# Sgtq's question of the week (where to find 1"-2" thick wood for cutting boards)



## sgtq (Jan 27, 2011)

The topic pretty much covers the question, I would appreciate any links or advice on where to buy some 1"-2" thick wood for cutting boards, I looked on Rockler and they really only go up to 3/4 maybe there is a way to special order? Thanks in advance.


----------



## ShaneA (Apr 15, 2011)

what part of missouri are you in? Craig's list is a place to keep a routine eye on. i think you will want to stay away from rockler or woodcraft for wood purchases. I think they are top of the market in price. There are a few places in the kc area to buy wood. Metro hardwoods and schutte to name a couple. I have seen on other forums some ljs have had success ordering online. it is also possible to use 3/4 stock, you will just need to use more pieces and be judicious with you clamping pressure.


----------



## ChefHDAN (Aug 7, 2010)

I'd suggest a tree.. ah I crack myself up!..

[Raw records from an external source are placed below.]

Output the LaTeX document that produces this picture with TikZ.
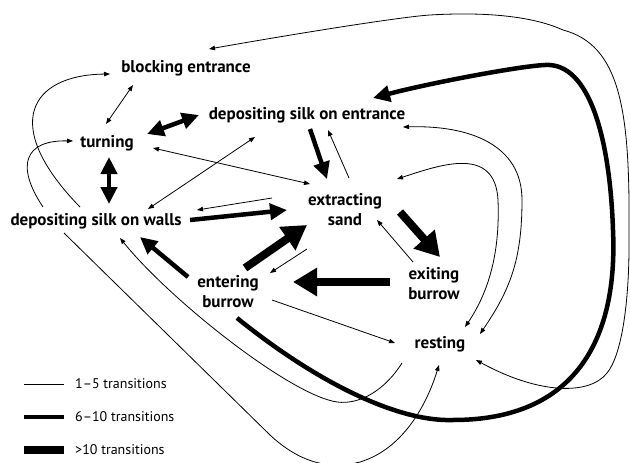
\documentclass[tikz,border=0pt]{standalone}
\usepackage{fontspec}
\setmainfont{PT Sans}
\usetikzlibrary{arrows.meta}
\begin{document}
\begin{tikzpicture}[x=1pt,y=-1pt,
  tt/.tip={Triangle[length=6pt,width=4.5pt]},
  mt/.tip={Triangle[length=17pt,width=16pt]},
  kt/.tip={Triangle[length=24pt,width=27pt]},
  lbl/.style={font=\fontsize{17}{20}\selectfont\bfseries, align=center, inner sep=0pt},
  leg/.style={font=\fontsize{14}{15}\selectfont, anchor=west, inner sep=0pt},
  tedge/.style={line width=0.8pt,-tt},
  tboth/.style={line width=0.8pt,tt-tt},
  medge/.style={line width=4.5pt,-mt},
  mboth/.style={line width=4.5pt,mt-mt},
  kedge/.style={line width=8pt,-kt}]
\path[use as bounding box] (0,0) rectangle (630,463);
% nodes
\node[lbl] (be) at (186,68) {blocking entrance};
\node[lbl] (dse) at (307,115) {depositing silk on entrance};
\node[lbl] (tu) at (107,143) {turning};
\node[lbl] (dsw) at (96,221) {depositing silk on walls};
\node[lbl] (es) at (345,210) {extracting\\sand};
\node[lbl] (eb) at (434,284) {exiting\\burrow};
\node[lbl] (en) at (228,292) {entering\\burrow};
\node[lbl] (re) at (440,344) {resting};
% endpoints
\coordinate (be1) at (133,85); \coordinate (tu1) at (106,124);
\coordinate (dswA) at (80,207); \coordinate (be2) at (110,74);
\coordinate (dswB) at (43,207); \coordinate (tu2) at (73,141);
\coordinate (tu3) at (147,134); \coordinate (dse1) at (199,115);
\coordinate (tu4) at (109,157); \coordinate (dsw1) at (109,204);
\coordinate (tu5) at (153,148); \coordinate (es1) at (310,184);
\coordinate (dsw2) at (148,209); \coordinate (dse2) at (255,137);
\coordinate (es2) at (272,198); \coordinate (dsw3) at (197,210);
\coordinate (dsw4) at (190,220); \coordinate (es3) at (287,210);
\coordinate (dse3) at (310,129); \coordinate (es4) at (327,179);
\coordinate (es5) at (349,178); \coordinate (dse4) at (328,130);
\coordinate (en1) at (188,277); \coordinate (dsw5) at (140,237);
\coordinate (en2) at (245,268); \coordinate (es6) at (307,225);
\coordinate (es7) at (307,249); \coordinate (en3) at (270,273);
\coordinate (eb1) at (390,282); \coordinate (en4) at (293,282);
\coordinate (es8) at (400,212); \coordinate (eb2) at (440,257);
\coordinate (eb3) at (413,262); \coordinate (es9) at (377,220);
\coordinate (en5) at (272,300); \coordinate (re1) at (395,343);
\coordinate (en6) at (237,318); \coordinate (dse5) at (373,98);
\coordinate (re2) at (476,360); \coordinate (be3) at (209,49);
\coordinate (dse6) at (403,127); \coordinate (re3) at (480,334);
\coordinate (es10) at (397,179); \coordinate (re4) at (465,327);
\coordinate (dsw6) at (64,233); \coordinate (re5) at (439,365);
\coordinate (re6) at (402,363); \coordinate (dsw7) at (120,238);
% thin edges
\draw[tboth] (be1) -- (tu1);
\draw[tedge] (dswA) .. controls (0,125) and (30,75) .. (be2);
\draw[tedge] (dswB) .. controls (15,165) and (25,140) .. (tu2);
\draw[tboth] (tu5) -- (es1);
\draw[tboth] (dsw2) -- (dse2);
\draw[tedge] (es2) -- (dsw3);
\draw[tedge] (es5) -- (dse4);
\draw[tedge] (es7) -- (en3);
\draw[tedge] (eb3) -- (es9);
\draw[tedge] (en5) -- (re1);
\draw[tboth] (re2) .. controls (540,395) and (590,395) .. (607,373)
  .. controls (622,355) and (630,300) .. (629,230)
  .. controls (630,110) and (620,45) .. (563,30)
  .. controls (530,15) and (480,12) .. (430,15)
  .. controls (400,17) and (300,33) .. (be3);
\draw[tboth] (dse6) .. controls (470,125) and (522,145) .. (522,200)
  .. controls (522,260) and (510,290) .. (re3);
\draw[tboth] (es10) .. controls (440,165) and (495,145) .. (498,200)
  .. controls (500,250) and (490,290) .. (re4);
\draw[tedge] (dsw6) -- (270,435) .. controls (300,463) and (330,470) .. (360,462)
  .. controls (400,450) and (425,410) .. (re5);
\draw[tedge] (re6) .. controls (385,390) and (360,405) .. (337,402)
  .. controls (290,395) and (170,300) .. (dsw7);
% medium edges
\draw[mboth] (tu3) -- (dse1);
\draw[mboth] (tu4) -- (dsw1);
\draw[medge] (dsw4) -- (es3);
\draw[medge] (dse3) -- (es4);
\draw[medge] (en1) -- (dsw5);
\draw[medge] (en6) .. controls (320,385) and (400,422) .. (453,420)
  .. controls (575,420) and (618,340) .. (613,230)
  .. controls (610,140) and (590,62) .. (545,65)
  .. controls (520,66) and (430,83) .. (dse5);
% thick edges
\draw[kedge] (en2) -- (es6);
\draw[kedge] (eb1) -- (en4);
\draw[kedge] (es8) -- (eb2);
% legend
\coordinate (l1a) at (24,384); \coordinate (l1b) at (64,384);
\coordinate (l2a) at (24,417); \coordinate (l2b) at (64,417);
\coordinate (l3a) at (24,450); \coordinate (l3b) at (64,450);
\node[leg] (t1) at (75,384) {1–5 transitions};
\node[leg] (t2) at (75,417) {6–10 transitions};
\node[leg] (t3) at (75,450) {>10 transitions};
\draw[line width=0.8pt] (l1a) -- (l1b);
\draw[line width=4.5pt] (l2a) -- (l2b);
\draw[line width=7.5pt] (l3a) -- (l3b);
\end{tikzpicture}
\end{document}
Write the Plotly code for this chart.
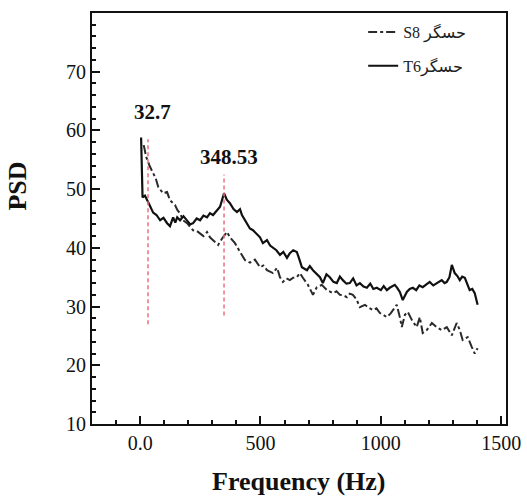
import plotly.graph_objects as go

# Power spectral density of two sensors
freq_t6 = [4, 10, 20, 29, 40, 54, 68, 83, 97, 112, 124, 137, 146, 154, 166, 180, 195, 208,
           220, 235, 249, 263, 278, 290, 303, 318, 332, 348.53, 360, 373, 388, 402, 415,
           423, 444, 456, 469, 484, 498, 510, 527, 540, 552, 566, 581, 595, 610, 622, 636,
           651, 662, 672, 693, 705, 718, 732, 747, 759, 774, 788, 803, 817, 830, 842, 857,
           871, 885, 899, 913, 928, 942, 956, 969, 983, 1000, 1012, 1025, 1037, 1058, 1068,
           1079, 1091, 1108, 1120, 1133, 1147, 1160, 1174, 1188, 1203, 1218, 1232, 1253,
           1265, 1274, 1285, 1295, 1307, 1318, 1328, 1338, 1349, 1360, 1369, 1380, 1390, 1402]
psd_t6 = [58.8, 48.6, 48.9, 48.0, 47.2, 46.0, 45.6, 44.7, 45.1, 44.2, 43.7, 45.2, 44.3,
          45.2, 44.7, 45.4, 44.7, 44.0, 44.2, 45.0, 44.7, 45.5, 45.2, 45.9, 45.6, 46.3,
          47.0, 49.3, 48.2, 47.6, 46.6, 46.1, 46.6, 45.6, 44.2, 43.3, 43.0, 42.4, 41.8,
          40.8, 41.3, 40.4, 40.0, 39.6, 38.8, 39.3, 38.3, 39.1, 39.6, 39.3, 38.0, 36.7,
          36.2, 36.9, 36.2, 35.6, 35.0, 34.0, 35.5, 35.0, 34.2, 34.0, 35.1, 34.5, 33.9,
          34.0, 34.8, 33.6, 34.0, 33.4, 33.2, 33.9, 33.0, 33.2, 32.8, 33.5, 32.8, 33.2,
          33.7, 33.2, 32.5, 31.1, 32.5, 33.0, 33.2, 32.8, 33.6, 33.3, 33.8, 34.2, 33.6,
          34.0, 34.5, 34.0, 34.2, 35.0, 37.1, 35.7, 35.2, 34.5, 35.1, 34.9, 33.8, 32.8,
          33.0, 32.3, 30.3]

freq_s8 = [15, 25, 40, 54, 65, 75, 95, 112, 124, 145, 155, 166, 178, 195, 208, 220, 235,
           249, 263, 278, 290, 303, 324, 344, 361, 373, 394, 415, 436, 456, 477, 498, 512,
           527, 552, 569, 581, 593, 608, 622, 636, 651, 664, 676, 697, 718, 734, 755, 776,
           801, 816, 830, 845, 859, 871, 884, 899, 913, 934, 950, 967, 982, 996, 1010, 1025,
           1040, 1050, 1066, 1079, 1087, 1100, 1112, 1129, 1149, 1162, 1174, 1191, 1212,
           1232, 1253, 1274, 1295, 1315, 1328, 1340, 1361, 1378, 1390, 1402]
psd_s8 = [57.5, 55.5, 53.9, 52.7, 51.8, 50.4, 49.3, 49.5, 48.1, 47.3, 46.4, 45.9, 44.7,
          44.2, 43.6, 43.0, 42.9, 42.5, 42.0, 42.7, 41.8, 41.3, 40.5, 41.8, 42.7, 41.8,
          40.8, 39.3, 37.9, 37.5, 38.0, 36.7, 37.0, 36.2, 35.7, 36.6, 35.0, 34.2, 34.8,
          34.5, 34.9, 35.0, 35.7, 34.9, 33.7, 32.0, 33.3, 33.7, 32.8, 32.3, 32.6, 32.0,
          31.9, 31.6, 32.2, 32.0, 31.2, 29.9, 30.3, 29.8, 29.4, 29.7, 28.9, 28.6, 28.2,
          28.8, 29.4, 30.3, 28.2, 26.5, 28.6, 29.1, 27.7, 26.5, 28.2, 25.5, 26.0, 27.2,
          26.5, 26.0, 26.5, 25.1, 27.2, 26.0, 24.3, 24.8, 23.1, 22.0, 22.9]

# Dominant peak frequencies and the vertical extent of their markers
peak_freqs = [32.7, 348.53]
peak_low = [27.0, 28.5]
peak_high = [58.5, 52.5]
peak_label_y = [63.2, 55.4]

x_ticks = [0, 500, 1000, 1500]
x_tick_text = ["0.0", "500", "1000", "1500"]
y_ticks = [10, 20, 30, 40, 50, 60, 70]

serif = "Liberation Serif, Times New Roman, serif"

fig = go.Figure()

fig.add_trace(go.Scatter(
    x=freq_s8, y=psd_s8, mode="lines", name="S8 حسگر",
    line=dict(color="#2a2a2a", width=2, dash="dashdot"),
    legendgroup="s8",
))
fig.add_trace(go.Scatter(
    x=freq_t6, y=psd_t6, mode="lines", name="T6حسگر",
    line=dict(color="#111111", width=2.2),
    legendgroup="t6",
))

for f, lo, hi, ly in zip(peak_freqs, peak_low, peak_high, peak_label_y):
    fig.add_trace(go.Scatter(
        x=[f, f], y=[lo, hi], mode="lines", showlegend=False,
        line=dict(color="#ec7080", width=1.5, dash="4px,3px"),
    ))
    fig.add_annotation(
        x=f + 20, y=ly, text=f"<b>{f:g}</b>", showarrow=False,
        font=dict(family=serif, size=21, color="#111111"),
    )

# Axis titles placed as paper-anchored text
fig.add_annotation(
    xref="paper", yref="paper", x=-0.179, y=0.58, xanchor="center", yanchor="middle",
    text="<b>PSD</b>", textangle=-90, showarrow=False,
    font=dict(family=serif, size=26, color="#111111"),
)
fig.add_annotation(
    xref="paper", yref="paper", x=0.5, y=-0.139, xanchor="center", yanchor="middle",
    text="<b>Frequency (Hz)</b>", showarrow=False,
    font=dict(family=serif, size=26, color="#111111"),
)

fig.update_layout(
    width=527, height=499,
    margin=dict(l=92, r=21, t=13, b=75, autoexpand=False),
    paper_bgcolor="white", plot_bgcolor="white",
    font=dict(family=serif, size=20, color="#111111"),
    showlegend=True,
    legend=dict(
        x=0.655, y=0.995, xanchor="left", yanchor="top",
        bgcolor="rgba(0,0,0,0)", borderwidth=0,
        font=dict(family=serif + ", DejaVu Sans", size=16, color="#222222"),
        tracegroupgap=10,
    ),
    xaxis=dict(
        range=[-200, 1520], tickvals=x_ticks, ticktext=x_tick_text,
        ticks="inside", ticklen=8, tickwidth=1.5, tickcolor="#111111",
        minor=dict(dtick=100, tick0=0, ticks="inside", ticklen=4, tickcolor="#111111"),
        showline=True, linecolor="#111111", linewidth=2, mirror=True,
        showgrid=False, zeroline=False, automargin=False,
        tickfont=dict(family=serif, size=20),
    ),
    yaxis=dict(
        range=[10, 80], tickvals=y_ticks,
        ticks="inside", ticklen=8, tickwidth=1.5, tickcolor="#111111",
        minor=dict(dtick=2, tick0=10, ticks="inside", ticklen=4, tickcolor="#111111"),
        showline=True, linecolor="#111111", linewidth=2, mirror=True,
        showgrid=False, zeroline=False, automargin=False,
        tickfont=dict(family=serif, size=20),
    ),
)

fig.write_html("out.html")
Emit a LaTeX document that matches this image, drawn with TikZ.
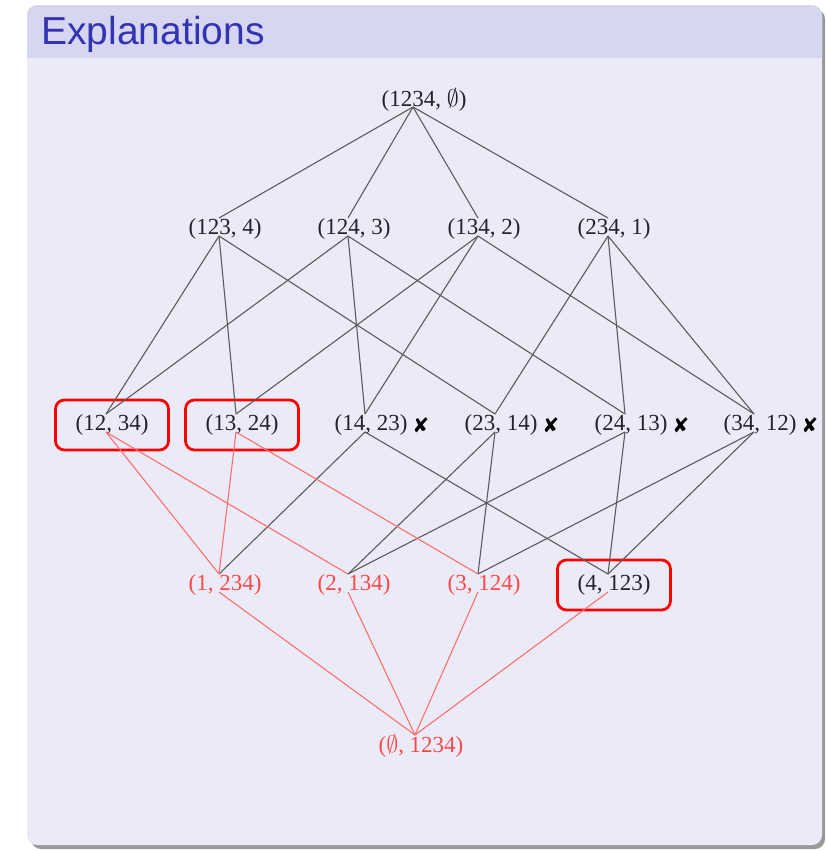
\documentclass[tikz,border=0pt]{standalone}
\usepackage{fontspec}
\setmainfont{Liberation Serif}
\newfontfamily\titlefont{Liberation Sans}
\usepackage{pifont}
\usetikzlibrary{calc}
\definecolor{barfill}{RGB}{214,214,240}
\definecolor{bodyfill}{RGB}{235,235,247}
\definecolor{titleink}{RGB}{51,51,179}
\definecolor{ink}{RGB}{35,35,45}
\definecolor{hasse}{RGB}{90,90,95}
\definecolor{pick}{RGB}{252,72,72}
\definecolor{pickline}{RGB}{255,110,110}
\newcommand{\nodefont}{\fontsize{11.5}{13}\selectfont}
\newcommand{\nope}{{\fontsize{10.5}{11}\selectfont\ding{56}}}
\tikzset{
 every node/.append style={font=\nodefont,text=ink},
 elem/.style={inner sep=0pt},
 kept/.style={elem,text=pick},
 chosen/.style={elem,draw=red,line width=1.4pt,rounded corners=4.5pt,minimum width=56.5pt,minimum height=25pt},
 ruled/.style={elem,label={[inner sep=0pt,label distance=3pt,text=black]east:\nope}},
 edge/.style={draw=hasse,line width=.55pt},
 redge/.style={draw=pickline,line width=.55pt},
 head/.style={font=\titlefont\fontsize{19.5}{22}\selectfont,text=titleink,inner sep=0pt,anchor=base west},
}

\begin{document}
\begin{tikzpicture}[x=0.5pt,y=-0.5pt]

\useasboundingbox (0,0) rectangle (826,851);
% block
\fill[black!40,rounded corners=5pt] (31,9) rectangle (825,849);
\fill[bodyfill,rounded corners=5pt] (27,5) rectangle (822,845);
\fill[barfill] (27,58) {[rounded corners=5pt] -- (27,5) -- (822,5)} -- (822,58) -- cycle;
\node[head] (title) at (41,44) {Explanations};

% lattice of bipartitions
\node[elem] (a1234) at (424,100) {(1234, $\emptyset$)};
\node[elem] (a123) at (225,229) {(123, 4)};
\node[elem] (a124) at (354,229) {(124, 3)};
\node[elem] (a134) at (484,229) {(134, 2)};
\node[elem] (a234) at (614,229) {(234, 1)};
\node[chosen] (a12) at (112,425) {(12, 34)};
\node[chosen] (a13) at (242,425) {(13, 24)};
\node[ruled] (a14) at (371,425) {(14, 23)};
\node[ruled] (a23) at (501,425) {(23, 14)};
\node[ruled] (a24) at (631,425) {(24, 13)};
\node[ruled] (a34) at (760,425) {(34, 12)};
\node[kept] (a1) at (225,585) {(1, 234)};
\node[kept] (a2) at (354,585) {(2, 134)};
\node[kept] (a3) at (484,585) {(3, 124)};
\node[chosen] (a4) at (614,585) {(4, 123)};
\node[kept] (a0) at (421,746) {($\emptyset$, 1234)};

\foreach \u/\l in {a123/a12,a123/a13,a123/a23,a124/a12,a124/a14,a124/a24,
  a134/a13,a134/a14,a134/a34,a234/a23,a234/a24,a234/a34,
  a14/a1,a14/a4,a23/a2,a23/a3,a24/a2,a24/a4,a34/a3,a34/a4}
  \draw[edge] ([xshift=-3pt,yshift=-3.5pt]\u.center) -- ([xshift=-3pt,yshift=5.5pt]\l.center);
\foreach \l in {a123,a124,a134,a234}
  \draw[edge] ([xshift=-5.5pt,yshift=-3.5pt]a1234.center) -- ([xshift=-3pt,yshift=5.5pt]\l.center);
\foreach \u/\l in {a12/a1,a12/a2,a13/a1,a13/a3,a1/a0,a2/a0,a3/a0,a4/a0}
  \draw[redge] ([xshift=-3pt,yshift=-3.5pt]\u.center) -- ([xshift=-3pt,yshift=5.5pt]\l.center);

\end{tikzpicture}
\end{document}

sgtq, go here http://www.woodfinder.com/ and put in your zip. WF is great for locating what you need and sometimes you'll be suprised how close some really good sources can be Good Luck


----------



## sbryan55 (Dec 8, 2007)

+1 on the Craigslist recommendation. I am not sure where you are in Missouri but, for example, here is a listing of recently posted ads for hardwood lumber. The may be of some help. If you can find your wood someplace other than Rockler it will cost a lot less. Another alternative, in addition to Woodfinder, is to search for sawmills in your area.

With regards to the wood you can make a cutter out of 4/4 stock without any problem. A long grain board will be a little thin but you could laminate some stock and an end grain cutter will work just fine with 4/4 stock.

Here is an end grain cutter that I made from 4/4 stock:


----------



## WDHLT15 (Aug 15, 2011)

What species are you looking for?


----------



## LeeG (Feb 16, 2010)

When I was in Springfield Mo earlier this summer, I stopped by OPHardwoods. They had a decent selection.


----------



## sgtq (Jan 27, 2011)

I'm looking for walnut,maple and any others good for cutting boards, thanks to everyone for the advice and links


----------



## sgtq (Jan 27, 2011)

How were the prices Lee? I'm located in Fort Leonard wood about an hour north of springfield, so I'm only driving if its worth it.


----------



## Carbide (Sep 14, 2011)

Apparently I am blessed having 2 sawmills less than 30 minutes from my house and a hardwood lumber store in my town. I guess if you are interested I could give you some phone numbers and you could ask if they could send the lumber UPS….....


----------